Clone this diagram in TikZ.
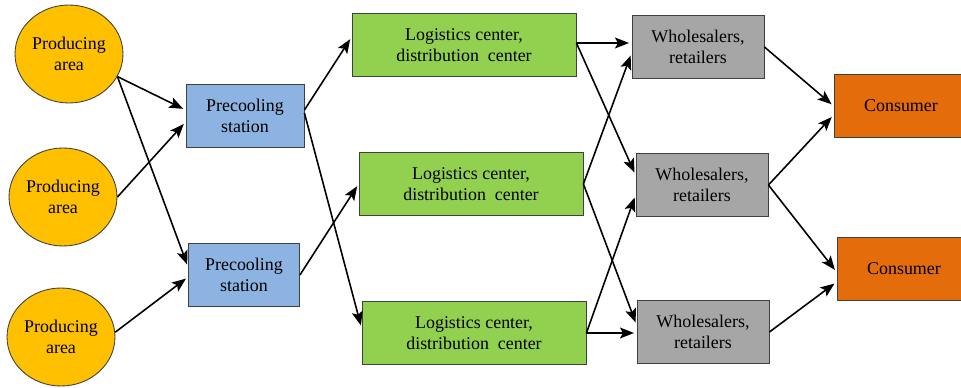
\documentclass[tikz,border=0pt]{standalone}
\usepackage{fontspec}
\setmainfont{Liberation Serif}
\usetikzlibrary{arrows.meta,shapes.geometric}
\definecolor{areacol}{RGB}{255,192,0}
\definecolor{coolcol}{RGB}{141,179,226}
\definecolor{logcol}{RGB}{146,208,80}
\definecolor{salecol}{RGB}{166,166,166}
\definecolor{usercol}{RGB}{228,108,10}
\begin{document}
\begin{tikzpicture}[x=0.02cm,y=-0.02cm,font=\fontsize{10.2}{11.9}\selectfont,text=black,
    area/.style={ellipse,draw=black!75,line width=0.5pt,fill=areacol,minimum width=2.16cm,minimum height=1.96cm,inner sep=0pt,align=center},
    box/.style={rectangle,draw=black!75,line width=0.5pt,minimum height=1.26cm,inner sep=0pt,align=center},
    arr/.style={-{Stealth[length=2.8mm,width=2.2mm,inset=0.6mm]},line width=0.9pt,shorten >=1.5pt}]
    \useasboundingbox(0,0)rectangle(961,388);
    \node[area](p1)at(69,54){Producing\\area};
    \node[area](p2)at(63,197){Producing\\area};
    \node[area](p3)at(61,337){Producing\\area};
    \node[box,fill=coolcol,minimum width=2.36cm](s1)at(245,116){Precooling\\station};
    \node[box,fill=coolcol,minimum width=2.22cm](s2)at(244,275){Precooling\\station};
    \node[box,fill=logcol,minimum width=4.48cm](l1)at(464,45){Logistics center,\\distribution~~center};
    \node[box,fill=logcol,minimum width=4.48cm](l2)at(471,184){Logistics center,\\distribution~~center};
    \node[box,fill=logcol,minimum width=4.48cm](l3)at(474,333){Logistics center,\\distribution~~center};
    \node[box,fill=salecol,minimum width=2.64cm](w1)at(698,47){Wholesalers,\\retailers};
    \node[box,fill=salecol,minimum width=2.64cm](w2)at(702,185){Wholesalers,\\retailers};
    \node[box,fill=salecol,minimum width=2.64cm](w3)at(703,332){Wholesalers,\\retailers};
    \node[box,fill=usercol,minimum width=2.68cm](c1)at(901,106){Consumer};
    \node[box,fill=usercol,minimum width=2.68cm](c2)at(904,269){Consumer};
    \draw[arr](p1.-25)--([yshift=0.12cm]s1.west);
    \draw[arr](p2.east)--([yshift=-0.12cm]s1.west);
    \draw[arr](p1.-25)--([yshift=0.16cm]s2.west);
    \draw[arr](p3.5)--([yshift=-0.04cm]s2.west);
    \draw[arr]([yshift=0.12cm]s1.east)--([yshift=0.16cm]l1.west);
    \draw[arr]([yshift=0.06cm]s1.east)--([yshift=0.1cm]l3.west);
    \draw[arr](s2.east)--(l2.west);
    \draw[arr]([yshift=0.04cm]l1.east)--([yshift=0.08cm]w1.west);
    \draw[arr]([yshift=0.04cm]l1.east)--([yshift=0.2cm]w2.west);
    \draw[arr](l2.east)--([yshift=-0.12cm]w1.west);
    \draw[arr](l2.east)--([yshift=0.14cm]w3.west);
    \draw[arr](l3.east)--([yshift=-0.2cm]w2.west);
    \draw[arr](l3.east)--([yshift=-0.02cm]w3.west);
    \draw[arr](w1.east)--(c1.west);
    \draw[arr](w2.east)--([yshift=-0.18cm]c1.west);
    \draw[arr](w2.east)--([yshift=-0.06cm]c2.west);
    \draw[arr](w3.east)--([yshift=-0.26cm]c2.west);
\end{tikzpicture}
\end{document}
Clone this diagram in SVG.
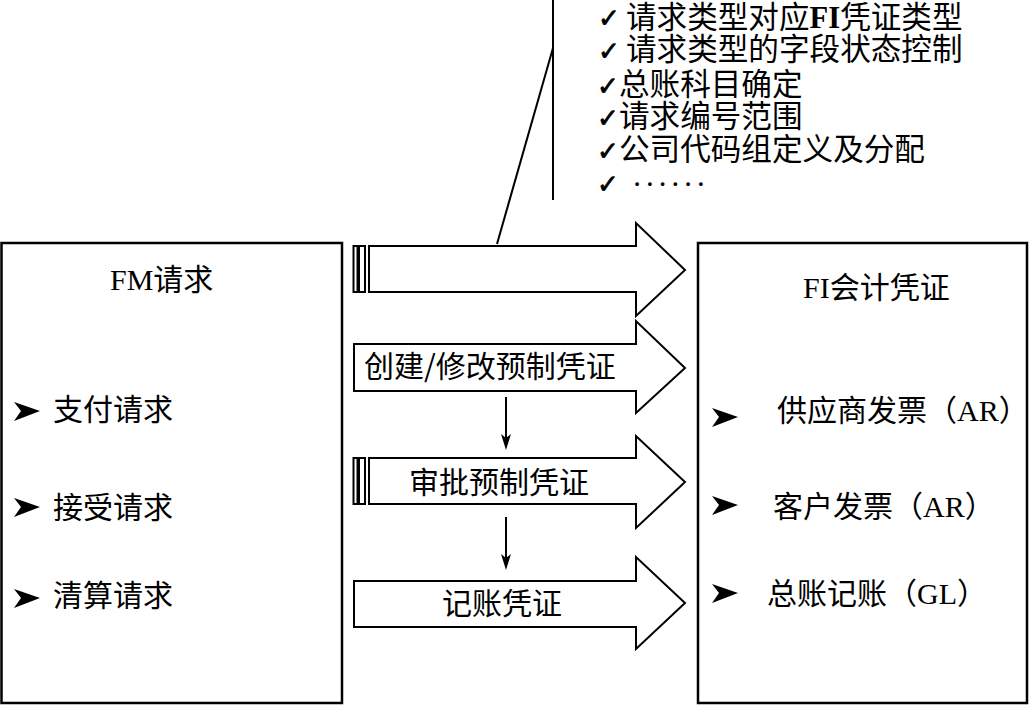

···

Work instructions >> Take the listing above and print it exactly, apart from the pictures.

Complete output >>
Clone this diagram in TikZ.
\documentclass[tikz,border=0pt]{standalone}
\usepackage{fontspec}
\setmainfont{Liberation Serif}
\usetikzlibrary{arrows.meta,shapes.geometric}
\definecolor{areacol}{RGB}{255,192,0}
\definecolor{coolcol}{RGB}{141,179,226}
\definecolor{logcol}{RGB}{146,208,80}
\definecolor{salecol}{RGB}{166,166,166}
\definecolor{usercol}{RGB}{228,108,10}
\begin{document}
\begin{tikzpicture}[x=0.02cm,y=-0.02cm,font=\fontsize{10.2}{11.9}\selectfont,text=black,
    area/.style={ellipse,draw=black!75,line width=0.5pt,fill=areacol,minimum width=2.16cm,minimum height=1.96cm,inner sep=0pt,align=center},
    box/.style={rectangle,draw=black!75,line width=0.5pt,minimum height=1.26cm,inner sep=0pt,align=center},
    arr/.style={-{Stealth[length=2.8mm,width=2.2mm,inset=0.6mm]},line width=0.9pt,shorten >=1.5pt}]
    \useasboundingbox(0,0)rectangle(961,388);
    \node[area](p1)at(69,54){Producing\\area};
    \node[area](p2)at(63,197){Producing\\area};
    \node[area](p3)at(61,337){Producing\\area};
    \node[box,fill=coolcol,minimum width=2.36cm](s1)at(245,116){Precooling\\station};
    \node[box,fill=coolcol,minimum width=2.22cm](s2)at(244,275){Precooling\\station};
    \node[box,fill=logcol,minimum width=4.48cm](l1)at(464,45){Logistics center,\\distribution~~center};
    \node[box,fill=logcol,minimum width=4.48cm](l2)at(471,184){Logistics center,\\distribution~~center};
    \node[box,fill=logcol,minimum width=4.48cm](l3)at(474,333){Logistics center,\\distribution~~center};
    \node[box,fill=salecol,minimum width=2.64cm](w1)at(698,47){Wholesalers,\\retailers};
    \node[box,fill=salecol,minimum width=2.64cm](w2)at(702,185){Wholesalers,\\retailers};
    \node[box,fill=salecol,minimum width=2.64cm](w3)at(703,332){Wholesalers,\\retailers};
    \node[box,fill=usercol,minimum width=2.68cm](c1)at(901,106){Consumer};
    \node[box,fill=usercol,minimum width=2.68cm](c2)at(904,269){Consumer};
    \draw[arr](p1.-25)--([yshift=0.12cm]s1.west);
    \draw[arr](p2.east)--([yshift=-0.12cm]s1.west);
    \draw[arr](p1.-25)--([yshift=0.16cm]s2.west);
    \draw[arr](p3.5)--([yshift=-0.04cm]s2.west);
    \draw[arr]([yshift=0.12cm]s1.east)--([yshift=0.16cm]l1.west);
    \draw[arr]([yshift=0.06cm]s1.east)--([yshift=0.1cm]l3.west);
    \draw[arr](s2.east)--(l2.west);
    \draw[arr]([yshift=0.04cm]l1.east)--([yshift=0.08cm]w1.west);
    \draw[arr]([yshift=0.04cm]l1.east)--([yshift=0.2cm]w2.west);
    \draw[arr](l2.east)--([yshift=-0.12cm]w1.west);
    \draw[arr](l2.east)--([yshift=0.14cm]w3.west);
    \draw[arr](l3.east)--([yshift=-0.2cm]w2.west);
    \draw[arr](l3.east)--([yshift=-0.02cm]w3.west);
    \draw[arr](w1.east)--(c1.west);
    \draw[arr](w2.east)--([yshift=-0.18cm]c1.west);
    \draw[arr](w2.east)--([yshift=-0.06cm]c2.west);
    \draw[arr](w3.east)--([yshift=-0.26cm]c2.west);
\end{tikzpicture}
\end{document}
Clone this diagram in SVG.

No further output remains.